Huang's paper, "Derivatives, Fear and Hope," analyzes how fear and hope affect investor behavior in derivative markets. As he puts it, "Many financial practitioners react with fear and hope to bad and good financial news as well as believe that others also do. An improved understanding of derivative market psychology, in turn, forms the basis for public policy prescriptions about derivatives and their regulation."

Huang's new passion concerns using the options perspective in teaching corporate law. He references the 1990 Nobel Prize in Economics awardee Merton H. Miller who, until his death in June, was a professor of finance at the University of Chicago Business School. Miller suggested that options are the way of the future in corporate financing. Huang enters the dialogue with an article forthcoming in the University of Georgia Law Review "Teaching Corporate Law From an Options Perspective."

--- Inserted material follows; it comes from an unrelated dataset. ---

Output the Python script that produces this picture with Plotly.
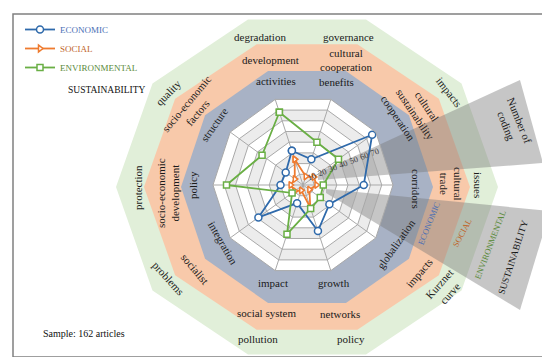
import numpy as np
import plotly.graph_objects as go

# ---------------- data ----------------
categories = ["activities", "benefits", "cooperation", "corridors", "globalization",
              "growth", "impact", "integration", "policy", "structure"]
economic = [32, 24, 76, 54, 29, 43, 17, 49, 20, 19]
social = [24, 8, 12, 12, 7, 21, 5, 9, 11, 9]
environmental = [68, 40, 39, 18, 19, 22, 46, 12, 68, 45]
radial_ticks = [10, 20, 30, 40, 50, 60, 70]
series_names = ["ECONOMIC", "SOCIAL", "ENVIRONMENTAL"]

# ---------------- geometry / style ----------------
W, H = 550, 357
CX, CY, R = 295, 177, 90          # radar centre and outer radius (px)
RMAX = 80
RCX, RCY = 299, 179               # ring centre
SERIF = "Liberation Serif, DejaVu Serif, serif"

def decagon(cx, cy, rx, ry):
    a = np.deg2rad(np.arange(0, 361, 36))
    return cx + rx * np.cos(a), cy - ry * np.sin(a)

fig = go.Figure()

def fill_poly(x, y, color):
    fig.add_trace(go.Scatter(x=list(x), y=list(y), mode="lines", fill="toself",
                             fillcolor=color, line=dict(width=0), hoverinfo="skip",
                             showlegend=False, xaxis="x", yaxis="y"))

# rings
fill_poly(*decagon(RCX, RCY, 191, 176), "#e1efd9")
fill_poly(*decagon(RCX, RCY, 163, 150), "#f8c9aa")
fill_poly(*decagon(RCX, RCY, 126, 122), "#a8b2c5")
# radar bands
for k in range(8, 0, -1):
    rr = k * R / RMAX * 10
    fill_poly(*decagon(CX, CY, rr, rr), "#ffffff" if (8 - k) % 2 == 0 else "#ececec")

# grey callout wedges
fill_poly([310, 512, 535, 310, 310], [165, 72, 155, 172, 165], "rgba(120,120,120,0.42)")
fill_poly([318, 542, 512, 318, 318], [181, 203, 302, 185, 181], "rgba(120,120,120,0.42)")

# ---------------- radar series ----------------
colors = ["#2f6aab", "#ef7b2f", "#6aaf45"]
legend_colors = ["#4a6fb5", "#c0652a", "#5a8a3a"]
symbols = ["circle", "triangle-right", "square"]
msize = [7, 6, 6]
for name, vals, c, lc, sym, ms in zip(series_names, [economic, social, environmental],
                                       colors, legend_colors, symbols, msize):
    fig.add_trace(go.Scatterpolar(
        r=vals + [vals[0]], theta=categories + [categories[0]],
        mode="lines+markers", name=f"<span style='color:{lc}'>{name}</span>",
        line=dict(color=c, width=1.8),
        marker=dict(symbol=sym, size=ms, color="white", line=dict(color=c, width=1.5)),
        subplot="polar", legendgroup=name))

# helper subplot that only carries the slanted radial tick labels
fig.add_trace(go.Scatterpolar(r=[0], theta=[0], mode="markers", marker=dict(opacity=0),
                              hoverinfo="skip", showlegend=False, subplot="polar2"))

# ---------------- annotations ----------------
ann = []
def txt(t, x, y, ang=0, size=11, color="#1a1a1a"):
    ann.append(dict(text=t, x=x, y=y, xref="x", yref="y", showarrow=False,
                    textangle=ang, font=dict(family=SERIF, size=size, color=color)))

# inner (blue) ring labels
for t, x, y, a in [("activities", 268, 73, 0), ("benefits", 328, 74, 0),
                   ("cooperation", 390, 110, 56), ("corridors", 408, 181, 90),
                   ("globalization", 388, 236, -55), ("growth", 326, 275, 0),
                   ("impact", 265, 275, 0), ("integration", 215, 235, 60),
                   ("policy", 185, 177, -90), ("structure", 206, 117, -55)]:
    txt(t, x, y, a)
# middle (orange) ring labels
for t, x, y, a in [("development", 262, 52, 0), ("cultural<br>cooperation", 338, 52, 0),
                   ("cultural<br>sustainability", 413, 102, 56), ("cultural<br>trade", 443, 176, 90),
                   ("impacts", 411, 265, -50), ("networks", 332, 306, 0),
                   ("social system", 258, 305, 0), ("socialist", 187, 261, 50),
                   ("socio-economic<br>development", 160, 185, -90),
                   ("socio-economic<br>factors", 184, 100, -50)]:
    txt(t, x, y, a)
# outer (green) ring labels
for t, x, y, a in [("degradation", 252, 29, 0), ("governance", 340, 29, 0),
                   ("impacts", 441, 84, 52), ("issues", 470, 177, 90),
                   ("Kurznet<br>curve", 436, 281, -48), ("policy", 343, 331, 0),
                   ("pollution", 250, 331, 0), ("problems", 160, 270, 48),
                   ("protection", 130, 180, -90), ("quality", 160, 85, -46)]:
    txt(t, x, y, a)

# callouts
txt("Number of<br>coding", 505, 115, 68, 11)
txt("ECONOMIC", 421, 215, -68, 8.5, legend_colors[0])
txt("SOCIAL", 454, 225, -62, 8.5, legend_colors[1])
txt("ENVIRONMENTAL", 482, 237, -69, 8.5, legend_colors[2])
txt("SUSTAINABILITY", 505, 250, -72, 9.5, "#111111")
# legend caption & sample
txt("SUSTAINABILITY", 98, 82, 0, 9.5, "#111111")
txt("Sample: 162 articles", 76, 325, 0, 10, "#111111")

dom = dict(x=[(CX - R) / W, (CX + R) / W], y=[(H - CY - R) / H, (H - CY + R) / H])
fig.update_layout(
    width=W, height=H, margin=dict(l=0, r=0, t=0, b=0),
    paper_bgcolor="white", plot_bgcolor="rgba(0,0,0,0)",
    xaxis=dict(range=[0, W], visible=False, domain=[0, 1], fixedrange=True),
    yaxis=dict(range=[H, 0], visible=False, domain=[0, 1], fixedrange=True),
    polar=dict(
        domain=dom, bgcolor="rgba(0,0,0,0)", gridshape="linear",
        angularaxis=dict(direction="clockwise", rotation=108, showticklabels=False, ticks="",
                         gridcolor="#a9a9a9", linecolor="#a9a9a9", showline=True, linewidth=1),
        radialaxis=dict(range=[0, RMAX], tickvals=radial_ticks, showline=False, ticks="",
                        gridcolor="#a9a9a9", showticklabels=False),
    ),
    polar2=dict(
        domain=dom, bgcolor="rgba(0,0,0,0)",
        angularaxis=dict(visible=False),
        radialaxis=dict(range=[0, RMAX], tickvals=radial_ticks, showline=False, ticks="",
                        showgrid=False, angle=21, side="counterclockwise", tickangle=0,
                        tickfont=dict(family=SERIF, size=8.5, color="#404040")),
    ),
    legend=dict(x=12 / W, y=1 - 7 / H, xanchor="left", yanchor="top",
                bgcolor="rgba(0,0,0,0)", font=dict(family=SERIF, size=9),
                tracegroupgap=0),
    annotations=ann,
    shapes=[dict(type="rect", xref="x", yref="y", x0=5, y0=6, x1=545, y1=349,
                 line=dict(color="#808080", width=1.5), layer="above")],
    showlegend=True,
)

fig.write_html("out.html")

He proposes introducing the options perspective in the basic corporate law course and states several benefits to doing this: first, defining stock options highlights the differences between the capital gain or loss from owning stock and other aspects of stock ownership, such as receiving dividends and having voting rights. Second, graphing stock option payoffs leads naturally into a discussion of the zero-sum nature of trading in options and financial engineering via the vertical addition of such graphs. Third, viewing debt and equity as options on corporate assets illustrates the conflict of incentives between bondholders and shareholders. Fourth, the options perspective demonstrates how paying managers in stock and/or stock options can reduce the conflict of interests between managers and shareholders. And, finally, introducing the notion of real options as opposed to financial options contrasts traditional expected values of corporate projects or mergers with their real option values.